## The problem
Pull each line holding the word "this" from the data.
··· Records to use
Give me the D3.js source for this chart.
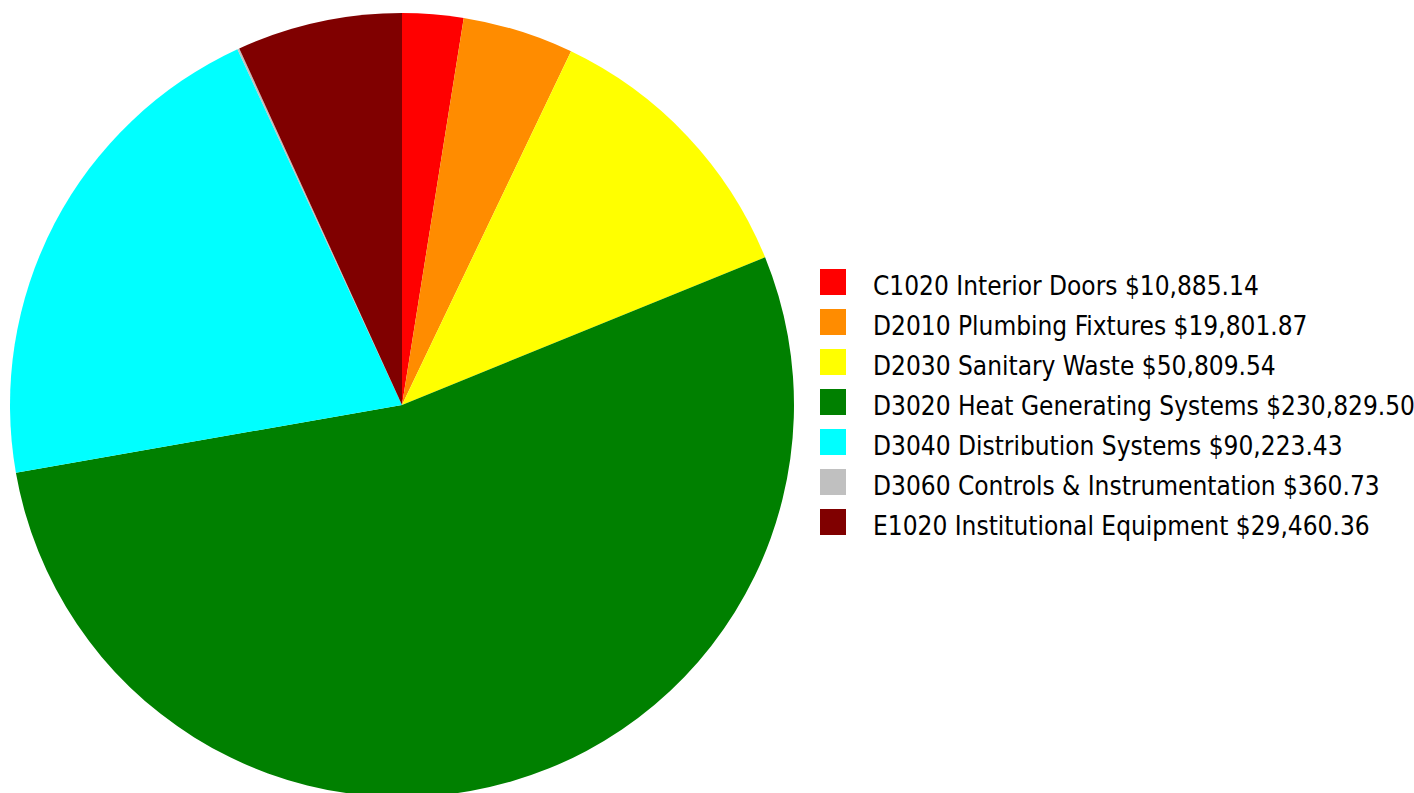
<!DOCTYPE html>
<html>
<head>
<meta charset="utf-8">
<script src="https://cdn.jsdelivr.net/npm/d3@7"></script>
<style>
  html, body { margin: 0; padding: 0; background: #ffffff; }
  svg { display: block; }
  .legend-label { font-family: "DejaVu Sans Condensed", "DejaVu Sans", sans-serif; font-stretch: condensed; }
</style>
</head>
<body>
<svg id="chart" width="1414" height="793"></svg>
<script>
// Cost breakdown by system
const categories = [
  "C1020 Interior Doors",
  "D2010 Plumbing Fixtures",
  "D2030 Sanitary Waste",
  "D3020 Heat Generating Systems",
  "D3040 Distribution Systems",
  "D3060 Controls & Instrumentation",
  "E1020 Institutional Equipment"
];
const values = [10885.14, 19801.87, 50809.54, 230829.50, 90223.43, 360.73, 29460.36];
const colors = ["#ff0000", "#ff8c00", "#ffff00", "#008000", "#00ffff", "#c0c0c0", "#800000"];

const svg = d3.select("#chart");
const cx = 402, cy = 405, radius = 392;

const pie = d3.pie().sort(null).value(d => d);
const arc = d3.arc().innerRadius(0).outerRadius(radius);

svg.append("g")
  .attr("transform", `translate(${cx},${cy})`)
  .selectAll("path")
  .data(pie(values))
  .join("path")
  .attr("d", arc)
  .attr("fill", (d, i) => colors[i]);

const fmt = d3.format(",.2f");
const legend = svg.append("g").attr("transform", "translate(820,269)");
const rows = legend.selectAll("g")
  .data(categories)
  .join("g")
  .attr("transform", (d, i) => `translate(0,${i * 40})`);

rows.append("rect")
  .attr("width", 26).attr("height", 26)
  .attr("fill", (d, i) => colors[i]);

rows.append("text")
  .attr("class", "legend-label")
  .attr("x", 53).attr("y", 26)
  .attr("font-size", 26)
  .attr("fill", "#000")
  .text((d, i) => `${d} $${fmt(values[i])}`);
</script>
</body>
</html>
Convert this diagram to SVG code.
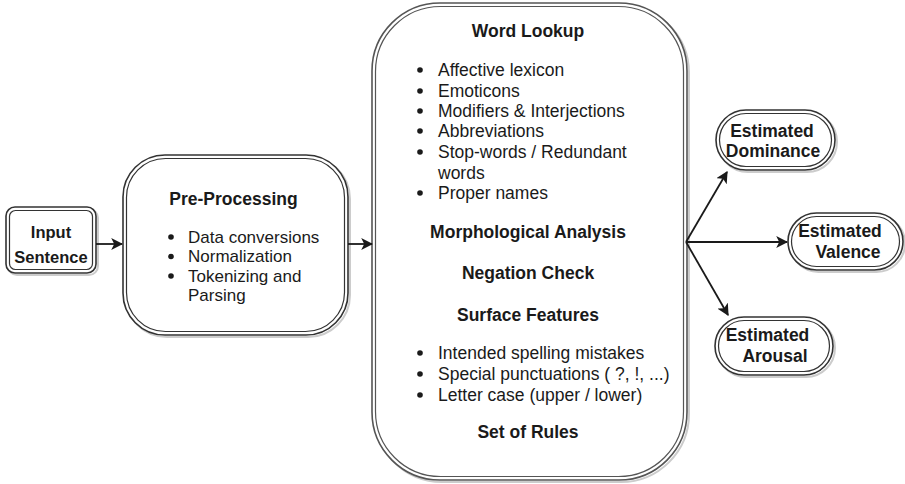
······
## Completed task
Give me the D3.js source for this chart.
Convert this diagram to SVG code.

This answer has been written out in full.